Society Shouldn't Be A Roadblock To My Right To Health

12 December 2017

Evidence clearly shows the links between gender-based violence (GBV) and HIV – both as cause and consequences of women and girls' vulnerability to HIV. In some areas, women who were physically or sexually abused by an intimate partner are up to twice more likely to get HIV. Young women and adolescent girls represent 60% of newly infected worldwide and 22% in West Africa have increased vulnerability. Benin is no exception. The female/male ratio of HIV infection is 14 to 10 and the prevalence in key populations 5 to 17 times higher than the general population.

As the civil society Principal Recipient of The Global Fund to fight Aids, Tuberculosis and Malaria HIV Grant in Benin, Plan International is committed to using a gender transformative approach to address the root causes of GBV to fight HIV. In 2017, a key first step was to commission a national gender study of GBV with the government, UNAIDS and other partners. The gender study will serve to identify and understand key gender and social-based forms of discrimination, stigmatization and GBV factors influencing vulnerable and key affected women, men, girls and boys in all their diversity and their vulnerability to HIV in the context of Benin.

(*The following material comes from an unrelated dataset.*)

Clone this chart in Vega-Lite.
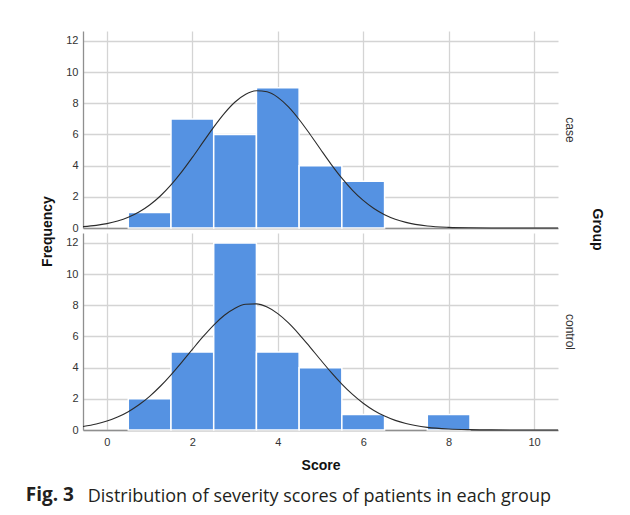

Preliminary study results indicate that in the context of Benin, rigid and unequal gender norms define and privilege male decision making power in intimate sexual relationships. These unequal power relations leave women and girls from the general population and key populations with little negotiating power to protect themselves in sexual relationships or to make autonomous positive health choices. Unequal gender norms justify and perpetuate high levels of gender based discrimination and violence among women, girls and key populations.